The greatest calling God has given man
In Eden Adam lived the abundant life. He had personal fellowship with his Creator. To know God – what more could anyone ask? Adam and Eve had all they needed in their relationship with the Living Lord.
Yet they looked for fulfillment outside their Creator. They looked for it in a piece of fruit, and what they thought would satisfy them severed their relationship with the only One who could meet their every longing. Sin broke the perfect fellowship the Father had established with man in the Garden.
Now picture this: God’s Son in flesh, weeping with us, laughing with us, teaching us, walking with us in a lost and damaged world. He didn’t have to come among us. But He did.
Of course we’ve all known since preschool Bible class that “Jesus came to die for our sins.” But take a moment to really think about it: God met us on planet Earth. The Healer came to us in our brokenness. The Light sought us in our darkness. The Truth found us in our lies. The Creator became Emmanuel, God With Us.
This shows us something astounding about God’s character. He desires relationships. With us.
Why would God want a relationship with us? He’s not some cosmic bleeding heart floating above the universe, just waiting for man to notice Him. He’s not lonely. He doesn’t need us. He in Himself is more than enough. So why bother pursuing a bunch of people made out of mud, who continually spit in His face?
The truth is not that God needs us but that we need Him. He created us to discover Him. Just like Adam in Eden, God created us to walk with Him. We were born to live in relationship with Him. Our deepest needs can only be satisfied in Him.
Still, the world tries to satisfy our needs. Just sit through the next commercial break to see how quickly culture responds to our needs with the latest, greatest in everything from fast cars to provocative entertainment. But these counterfeit joys will prove hollow in the end. “The world and its desires pass away, but the man who does the will of God lives forever” (1 John 2:17).
We need God. He is the only thing that satisfies our every hunger. David wrote, “You, God, are my God, earnestly I seek you; I thirst for you, my whole being longs for you, in a dry and parched land where there is no water… I will be fully satisfied as with the richest of foods; with singing lips my mouth will praise you” (Psalm 63:1-5).
He is our ultimate satisfaction. We won’t find the fulfillment of our needs in a flashy TV ad. We find it stripped, bloodied, and nailed to a cross. We could never be rich enough or good enough to buy or earn what we need. So Christ humbled Himself and paid the price. He freely offers the satisfaction for our deepest yearning – namely Himself.
What is our response to this radical display of Love? We try to be decent, religious people. We attend the right church the right number of times a week. We sing the right songs in the right way, say the right prayers, and associate with the right people. We go home feeling like good Christians. We exchange God’s passionate love for ten easy steps to Heaven.
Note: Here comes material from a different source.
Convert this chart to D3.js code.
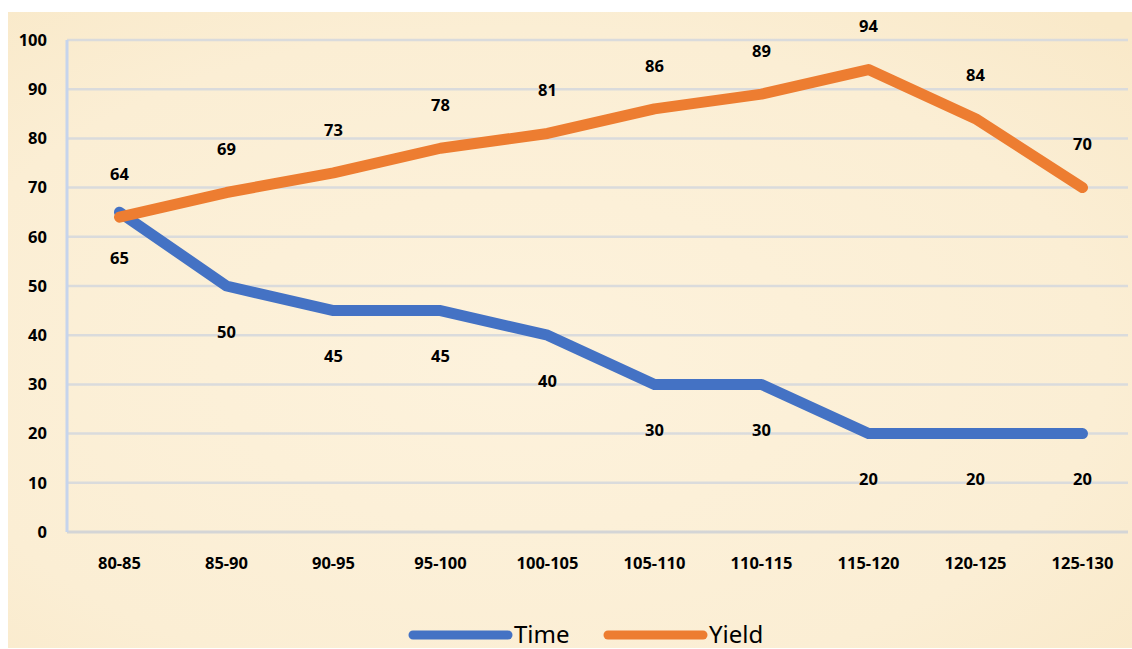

This is the same snare the early church in Ephesus fell into. By all appearances they had everything right. They knew their doctrine, they tested false prophets, and they persevered in their work. So what were they lacking? What was the one thing Christ held against them? They had “forsaken their first Love” (Revelation 2:4). Being Christ’s bride is about more than knowing the right doctrine and doing the right works. It’s also about loving the Lord our God with all our hearts and with all our souls and with all our strength (Deuteronomy 6:5). In case you still don’t get it, that’s every part of us.
Yet we offer Him average church attendance and a good deed or two thrown in on the weekends. But Love that did not falter at sight of a rough-hewn cross deserves in return more than an hour-long “worship service” on Sunday mornings. It is worthy of every aspect of our lives submitted to Him. We love Him not only with words and good deeds but also with broken and contrite hearts sacrificed unreservedly on a daily alter. God has offered us Himself. How can we even think of offering Him any less than every part of us?
Christ didn’t call us merely to lead upstanding, religious lives but to wholeheartedly love the Lord of our lives. Christianity isn’t about us being good Christians. It’s about Christ. It’s about living in intimate fellowship with Him. It’s about having a relationship. You’d think the fact that He lived among us and then died our death so that we could be together in eternity would convince us that God is serious about relationship.
Perhaps we should take it seriously as well. Perhaps a relationship with Him is the greatest calling God has given man. Perhaps nothing else in our lives could ever be as important as fellowship with Christ. “What is more, I consider everything a loss compared to the surpassing greatness of knowing Christ Jesus my Lord” (Philippians 3:8).